### Problem to solve
Extract the whole listing as it stands. Do not include the pictures.

☆ ☆ ☆ ☆ ☆

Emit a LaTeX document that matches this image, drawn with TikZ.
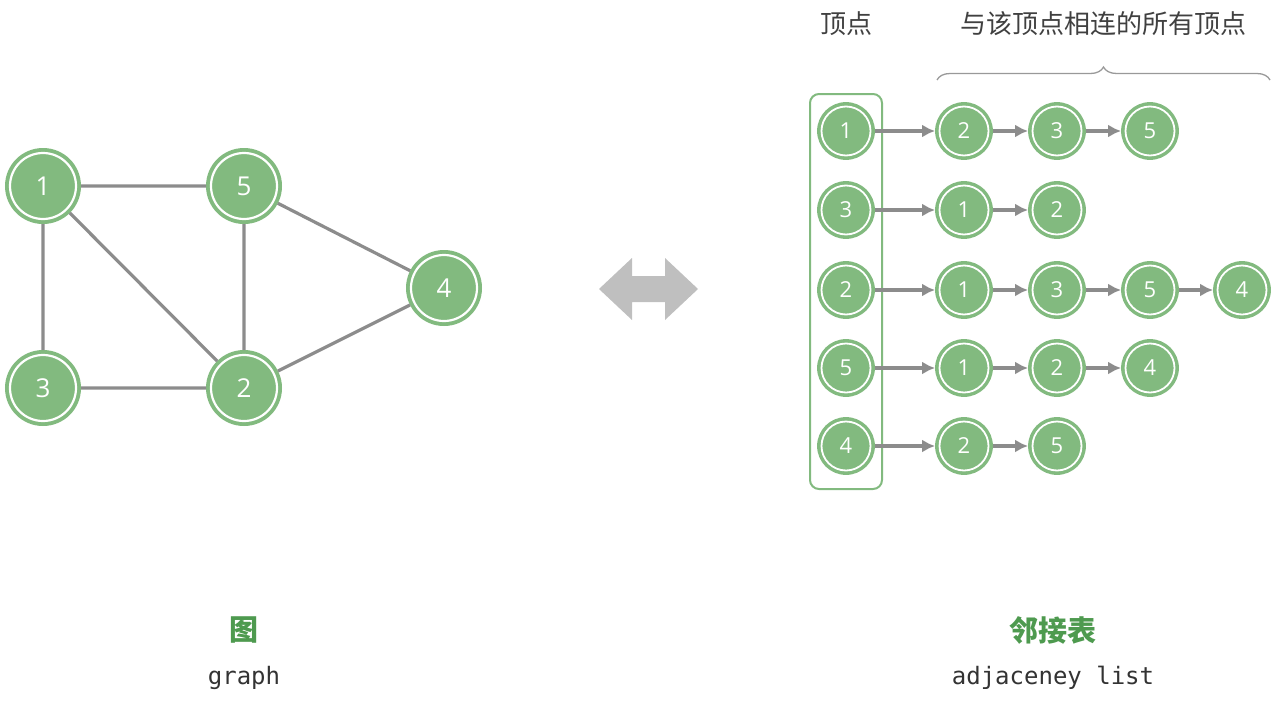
\documentclass[tikz,border=0pt]{standalone}
\usepackage{fontspec}
\setmainfont{Open Sans}
\setmonofont{DejaVu Sans Mono}
\newfontfamily\cjk{Noto Sans CJK SC}
\usetikzlibrary{decorations.pathreplacing,arrows.meta}
\definecolor{gr}{HTML}{82BA7F}
\definecolor{dgr}{HTML}{4E9A4F}
\definecolor{ln}{HTML}{8C8C8C}
\begin{document}
\begin{tikzpicture}[x=1pt,y=-1pt,
 big/.style={circle,fill=gr,draw=gr,line width=2pt,minimum size=74pt,inner sep=0pt,text=white,font=\fontsize{26}{26}\selectfont,
   path picture={\draw[white,line width=2.2pt] (path picture bounding box.center) circle (33pt);}},
 sm/.style={circle,fill=gr,draw=gr,line width=1.8pt,minimum size=56pt,inner sep=0pt,text=white,font=\fontsize{22}{22}\selectfont,
   path picture={\draw[white,line width=1.8pt] (path picture bounding box.center) circle (24.5pt);}},
 ed/.style={ln,line width=3.2pt},
 ar/.style={ln,line width=3.2pt,-{Latex[length=13pt,width=13pt]}},
 lab/.style={font=\cjk\fontsize{26}{26}\selectfont,text=black!75}]
\useasboundingbox (0,0) rectangle (1285,704);
% graph
\node[big] (g1) at (43,186) {1};
\node[big] (g5) at (244,186) {5};
\node[big] (g4) at (444,288) {4};
\node[big] (g3) at (43,388) {3};
\node[big] (g2) at (244,388) {2};
\draw[ed] (g1)--(g5) (g1)--(g3) (g1)--(g2) (g5)--(g2) (g5)--(g4) (g3)--(g2) (g2)--(g4);
% double arrow
\fill[black!25] (599,289)--(632,258)--(632,276)--(665,276)--(665,258)--(698,289)--(665,320)--(665,302)--(632,302)--(632,320)--cycle;
% list
\node[draw=gr,line width=2pt,rounded corners=9pt,minimum width=72pt,minimum height=395pt] (box) at (846,291.5) {};
\node[sm] (a0) at (846,131) {1}; \node[sm] (a1) at (964,131) {2}; \node[sm] (a2) at (1057,131) {3}; \node[sm] (a3) at (1150,131) {5};
\node[sm] (b0) at (846,210) {3}; \node[sm] (b1) at (964,210) {1}; \node[sm] (b2) at (1057,210) {2};
\node[sm] (c0) at (846,290) {2}; \node[sm] (c1) at (964,290) {1}; \node[sm] (c2) at (1057,290) {3}; \node[sm] (c3) at (1150,290) {5}; \node[sm] (c4) at (1242,290) {4};
\node[sm] (d0) at (846,368) {5}; \node[sm] (d1) at (964,368) {1}; \node[sm] (d2) at (1057,368) {2}; \node[sm] (d3) at (1150,368) {4};
\node[sm] (e0) at (846,446) {4}; \node[sm] (e1) at (964,446) {2}; \node[sm] (e2) at (1057,446) {5};
\draw[ar] (a0)--(a1); \draw[ar] (a1)--(a2); \draw[ar] (a2)--(a3);
\draw[ar] (b0)--(b1); \draw[ar] (b1)--(b2);
\draw[ar] (c0)--(c1); \draw[ar] (c1)--(c2); \draw[ar] (c2)--(c3); \draw[ar] (c3)--(c4);
\draw[ar] (d0)--(d1); \draw[ar] (d1)--(d2); \draw[ar] (d2)--(d3);
\draw[ar] (e0)--(e1); \draw[ar] (e1)--(e2);
% labels
\node[lab] (t1) at (846,24) {顶点};
\node[lab] (t2) at (1103,24) {与该顶点相连的所有顶点};
\coordinate (bl) at (937,80); \coordinate (br) at (1270,80);
\draw[black!40,line width=1.3pt,decorate,decoration={brace,amplitude=13pt}] (bl)--(br);
\node[font=\cjk\bfseries\fontsize{29}{29}\selectfont,text=dgr] (c1t) at (244,630) {图};
\node[font=\ttfamily\fontsize{24}{24}\selectfont,text=black!80] (c1e) at (244,678) {graph};
\node[font=\cjk\bfseries\fontsize{29}{29}\selectfont,text=dgr] (c2t) at (1053,630) {邻接表};
\node[font=\ttfamily\fontsize{24}{24}\selectfont,text=black!80] (c2e) at (1053,678) {adjaceney list};
\end{tikzpicture}
\end{document}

☆ ☆ ☆ ☆ ☆

### Solved exercise
Emit a LaTeX document that matches this image, drawn with TikZ.
\documentclass[tikz,border=0pt]{standalone}
\usepackage{fontspec}
\setmainfont{Open Sans}
\setmonofont{DejaVu Sans Mono}
\newfontfamily\cjk{Noto Sans CJK SC}
\usetikzlibrary{decorations.pathreplacing,arrows.meta}
\definecolor{gr}{HTML}{82BA7F}
\definecolor{dgr}{HTML}{4E9A4F}
\definecolor{ln}{HTML}{8C8C8C}
\begin{document}
\begin{tikzpicture}[x=1pt,y=-1pt,
 big/.style={circle,fill=gr,draw=gr,line width=2pt,minimum size=74pt,inner sep=0pt,text=white,font=\fontsize{26}{26}\selectfont,
   path picture={\draw[white,line width=2.2pt] (path picture bounding box.center) circle (33pt);}},
 sm/.style={circle,fill=gr,draw=gr,line width=1.8pt,minimum size=56pt,inner sep=0pt,text=white,font=\fontsize{22}{22}\selectfont,
   path picture={\draw[white,line width=1.8pt] (path picture bounding box.center) circle (24.5pt);}},
 ed/.style={ln,line width=3.2pt},
 ar/.style={ln,line width=3.2pt,-{Latex[length=13pt,width=13pt]}},
 lab/.style={font=\cjk\fontsize{26}{26}\selectfont,text=black!75}]
\useasboundingbox (0,0) rectangle (1285,704);
% graph
\node[big] (g1) at (43,186) {1};
\node[big] (g5) at (244,186) {5};
\node[big] (g4) at (444,288) {4};
\node[big] (g3) at (43,388) {3};
\node[big] (g2) at (244,388) {2};
\draw[ed] (g1)--(g5) (g1)--(g3) (g1)--(g2) (g5)--(g2) (g5)--(g4) (g3)--(g2) (g2)--(g4);
% double arrow
\fill[black!25] (599,289)--(632,258)--(632,276)--(665,276)--(665,258)--(698,289)--(665,320)--(665,302)--(632,302)--(632,320)--cycle;
% list
\node[draw=gr,line width=2pt,rounded corners=9pt,minimum width=72pt,minimum height=395pt] (box) at (846,291.5) {};
\node[sm] (a0) at (846,131) {1}; \node[sm] (a1) at (964,131) {2}; \node[sm] (a2) at (1057,131) {3}; \node[sm] (a3) at (1150,131) {5};
\node[sm] (b0) at (846,210) {3}; \node[sm] (b1) at (964,210) {1}; \node[sm] (b2) at (1057,210) {2};
\node[sm] (c0) at (846,290) {2}; \node[sm] (c1) at (964,290) {1}; \node[sm] (c2) at (1057,290) {3}; \node[sm] (c3) at (1150,290) {5}; \node[sm] (c4) at (1242,290) {4};
\node[sm] (d0) at (846,368) {5}; \node[sm] (d1) at (964,368) {1}; \node[sm] (d2) at (1057,368) {2}; \node[sm] (d3) at (1150,368) {4};
\node[sm] (e0) at (846,446) {4}; \node[sm] (e1) at (964,446) {2}; \node[sm] (e2) at (1057,446) {5};
\draw[ar] (a0)--(a1); \draw[ar] (a1)--(a2); \draw[ar] (a2)--(a3);
\draw[ar] (b0)--(b1); \draw[ar] (b1)--(b2);
\draw[ar] (c0)--(c1); \draw[ar] (c1)--(c2); \draw[ar] (c2)--(c3); \draw[ar] (c3)--(c4);
\draw[ar] (d0)--(d1); \draw[ar] (d1)--(d2); \draw[ar] (d2)--(d3);
\draw[ar] (e0)--(e1); \draw[ar] (e1)--(e2);
% labels
\node[lab] (t1) at (846,24) {顶点};
\node[lab] (t2) at (1103,24) {与该顶点相连的所有顶点};
\coordinate (bl) at (937,80); \coordinate (br) at (1270,80);
\draw[black!40,line width=1.3pt,decorate,decoration={brace,amplitude=13pt}] (bl)--(br);
\node[font=\cjk\bfseries\fontsize{29}{29}\selectfont,text=dgr] (c1t) at (244,630) {图};
\node[font=\ttfamily\fontsize{24}{24}\selectfont,text=black!80] (c1e) at (244,678) {graph};
\node[font=\cjk\bfseries\fontsize{29}{29}\selectfont,text=dgr] (c2t) at (1053,630) {邻接表};
\node[font=\ttfamily\fontsize{24}{24}\selectfont,text=black!80] (c2e) at (1053,678) {adjaceney list};
\end{tikzpicture}
\end{document}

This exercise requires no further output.